Why polynomial modeling matters
Polynomials are flexible models. They describe curves, trends, motion paths, calibration tables, and many classroom problems. A degree one model gives a line. Degree two gives a parabola. Higher degrees can follow more bends, but they can also overfit. For that reason, the calculator shows residuals, total error, and a determination value when extra data is used.
How the tool works
Enter one point on each line. Use an x value followed by its y value. Choose the target degree. The page builds the power matrix, solves the coefficient system, and writes the function in standard form. If you add more points than required, the tool finds coefficients that minimize squared residual error. This gives a balanced curve through the data instead of forcing every point.
Advanced checks
You can evaluate the polynomial at a chosen x value. You can also calculate a derivative value and a definite integral. These options make the page useful for algebra, calculus, physics, finance, engineering, and statistics practice. The coefficient table helps you copy values into another worksheet.
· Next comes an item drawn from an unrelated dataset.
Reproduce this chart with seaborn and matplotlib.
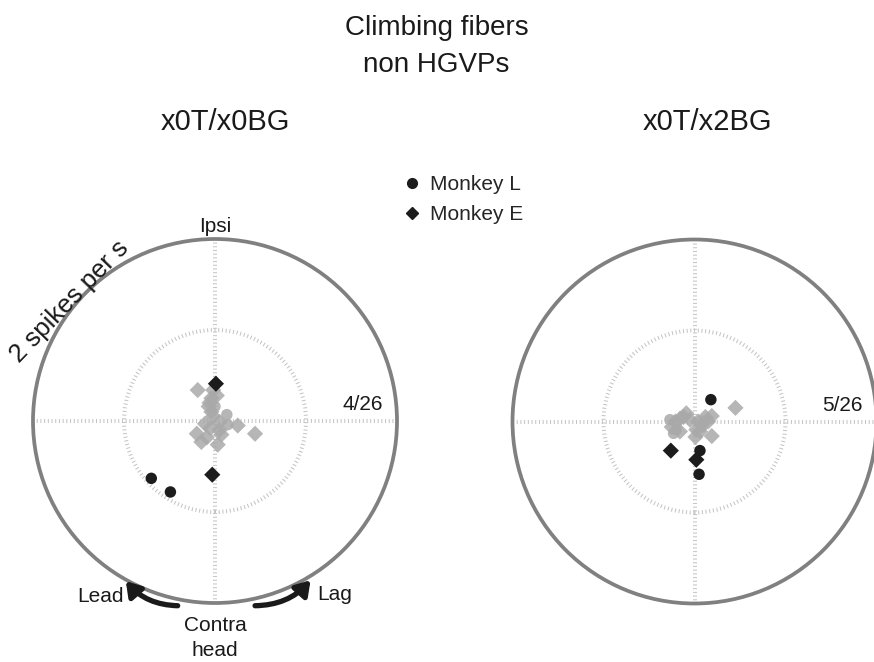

The residual table lets you review the quality of the fit.
Good input habits
Use at least n plus one unique x values for a degree n function. Keep the degree reasonable for the amount of data. Very high degrees may swing wildly between points. Repeated x values can make the system impossible to solve if they do not provide new information. When data comes from experiments, use extra points and compare the error values. Use precision controls to format answers clearly, especially when coefficients include many decimal places or input values are very large.
Exporting results
After calculation, the result appears above the form. You can download a CSV file for spreadsheets. You can also create a simple PDF report for sharing. The example table gives a quick starting set, so you can test the calculator before entering your own data.